Waking on embarkation day, for a ten-day adventure to the Antarctic Peninsula is a surreal feeling. This journey for me was the holy grail of travel “bucket list” adventures. For those that wonder why you would go to this remote part of the world, I can report that for me it was to see something unique; untouched and untainted. What I experienced was far above and beyond my expectations and a real game changer to my bucket list of destinations going forward.

Embarking in Ushuaia, the southernmost city in the world, I was greeted by the Akademik Ioffe staff and it all became very real that I was about to have a unique journey. After getting settled, we gathered for introductions, learnt about life on board and met our resident Geologist, Glaciologist, and our captain.

We waived goodbye to Ushuaia and watched while the lines were thrown, and the ship made its way from the port heading south toward the Antarctic Circle. As we cruised into the Beagle Channel and by Puerto Williams; we saw some beautiful forest of Tierra del Fuego and Isla Navarino.
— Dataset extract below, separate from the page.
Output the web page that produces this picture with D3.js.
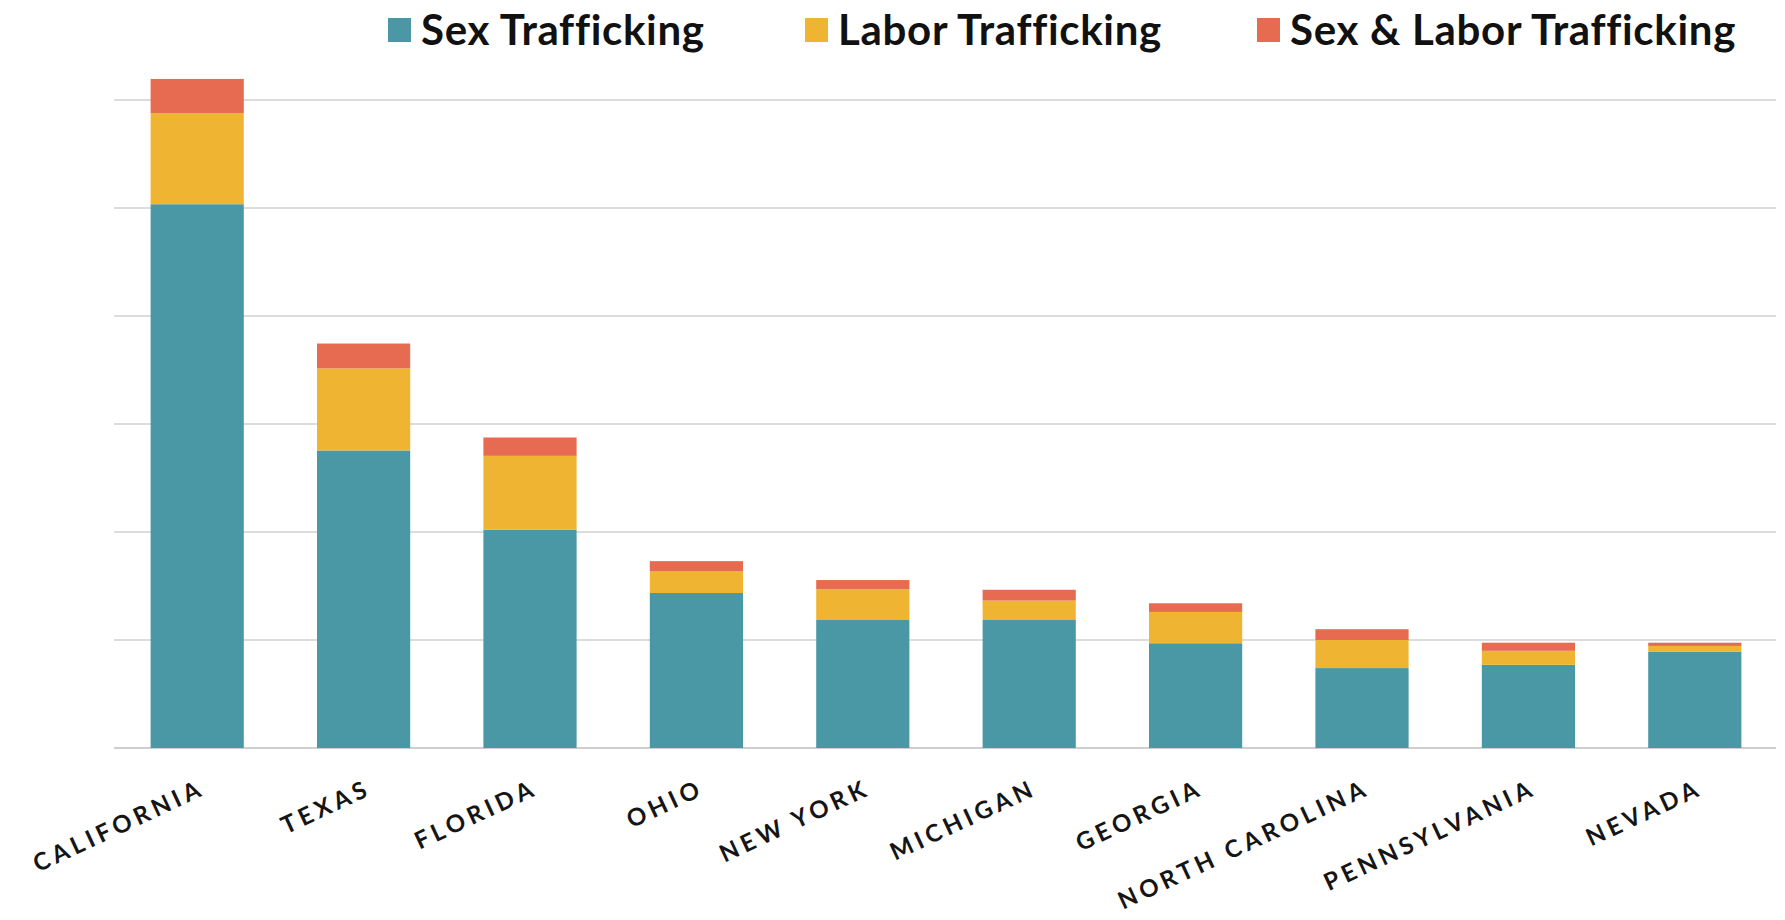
<!DOCTYPE html>
<html>
<head>
<meta charset="utf-8">
<script src="https://cdn.jsdelivr.net/npm/d3@7"></script>
<style>
  body { margin: 0; background: #fff; }
  .tick text { font-family: Lato, sans-serif; }
</style>
</head>
<body>
<div id="chart"></div>
<script>
// data (cases, axis step 200)
var states = ["CALIFORNIA", "TEXAS", "FLORIDA", "OHIO", "NEW YORK", "MICHIGAN",
              "GEORGIA", "NORTH CAROLINA", "PENNSYLVANIA", "NEVADA"];
var sexTrafficking   = [1007, 551, 404, 287, 237, 237, 194, 148, 154, 178];
var laborTrafficking = [169, 152, 137, 40, 57, 36, 58, 52, 26, 11];
var sexAndLabor      = [63, 46, 34, 19, 17, 20, 16, 20, 15, 6];
var seriesNames = ["Sex Trafficking", "Labor Trafficking", "Sex & Labor Trafficking"];
var gridTicks = [0, 200, 400, 600, 800, 1000, 1200];

var colors = ["#4a97a6", "#efb532", "#e66b50"];

var width = 1785, height = 920;
var margin = {left: 114, right: 7, top: 100, baseline: 748};

var svg = d3.select("#chart")
  .append("svg")
    .attr("width", width)
    .attr("height", height);

// build rows for the stack
var rows = states.map(function(s, i) {
  return {state: s, s0: sexTrafficking[i], s1: laborTrafficking[i], s2: sexAndLabor[i]};
});
var keys = ["s0", "s1", "s2"];
var stacked = d3.stack().keys(keys)(rows);

var x = d3.scaleBand()
    .domain(states)
    .range([margin.left, width - margin.right])
    .paddingInner(0.44)
    .paddingOuter(0.22);

var y = d3.scaleLinear()
    .domain([0, 1200])
    .range([margin.baseline, margin.top]);

// gridlines
svg.append("g")
  .selectAll("line")
  .data(gridTicks)
  .enter().append("line")
    .attr("x1", margin.left)
    .attr("x2", width - 9)
    .attr("y1", function(d) { return y(d); })
    .attr("y2", function(d) { return y(d); })
    .attr("stroke", function(d) { return d === 0 ? "#cfcfcf" : "#dcdcdc"; })
    .attr("stroke-width", 2);

// bars
svg.append("g")
  .selectAll("g")
  .data(stacked)
  .enter().append("g")
    .attr("fill", function(d, i) { return colors[i]; })
  .selectAll("rect")
  .data(function(d) { return d; })
  .enter().append("rect")
    .attr("x", function(d) { return x(d.data.state); })
    .attr("width", x.bandwidth())
    .attr("y", function(d) { return y(d[1]); })
    .attr("height", function(d) { return y(d[0]) - y(d[1]); });

// category labels
var xAxis = svg.append("g")
    .attr("transform", "translate(0," + margin.baseline + ")")
    .call(d3.axisBottom(x).tickSize(0));
xAxis.select(".domain").remove();
xAxis.selectAll("text")
    .attr("x", 0)
    .attr("y", 0)
    .attr("dy", 0)
    .attr("text-anchor", "end")
    .attr("transform", "translate(9,46) rotate(-25)")
    .style("font-size", "24px")
    .style("font-weight", "700")
    .style("letter-spacing", "4.3px")
    .style("fill", "#151515");

// legend
var legendX = [388, 805, 1257];
var legend = svg.append("g")
  .selectAll("g")
  .data(seriesNames)
  .enter().append("g")
    .attr("transform", function(d, i) { return "translate(" + legendX[i] + ",0)"; });

legend.append("rect")
    .attr("y", 18)
    .attr("width", 23)
    .attr("height", 24)
    .attr("fill", function(d, i) { return colors[i]; });

legend.append("text")
    .attr("x", 33)
    .attr("y", 45)
    .style("font-family", "Lato, sans-serif")
    .style("font-weight", "700")
    .style("font-size", "42px")
    .style("letter-spacing", "0.7px")
    .style("fill", "#111")
    .text(function(d) { return d; });
</script>
</body>
</html>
We even spotted some albatross, a northern giant petrel, and sheathbills following the ship out to sea.

Our first meal in the dining hall was a good introduction of what our dining life at sea would be for the next 10 days; good comfort food.

Over the next days, as we made our way across the Drake Passage, I learnt about the amazing journey of Shackleton; a British polar explorer, watched movies, listened to the experts onboard, and even saw snow fall. Initially there were albatross gliding alongside our ship, but they knew their boundaries and disappeared after the first day of sailing.

On day three of our travels, there had been enough snow falling last night to cover the ship in a glimmering white layer. As we sailed through the magnificent Lemaire Channel, our captain avoided icebergs and advised us when we were nearing any whales. There were humpback whales playing with our ship as we cruised through the water. It was as if they were guiding us.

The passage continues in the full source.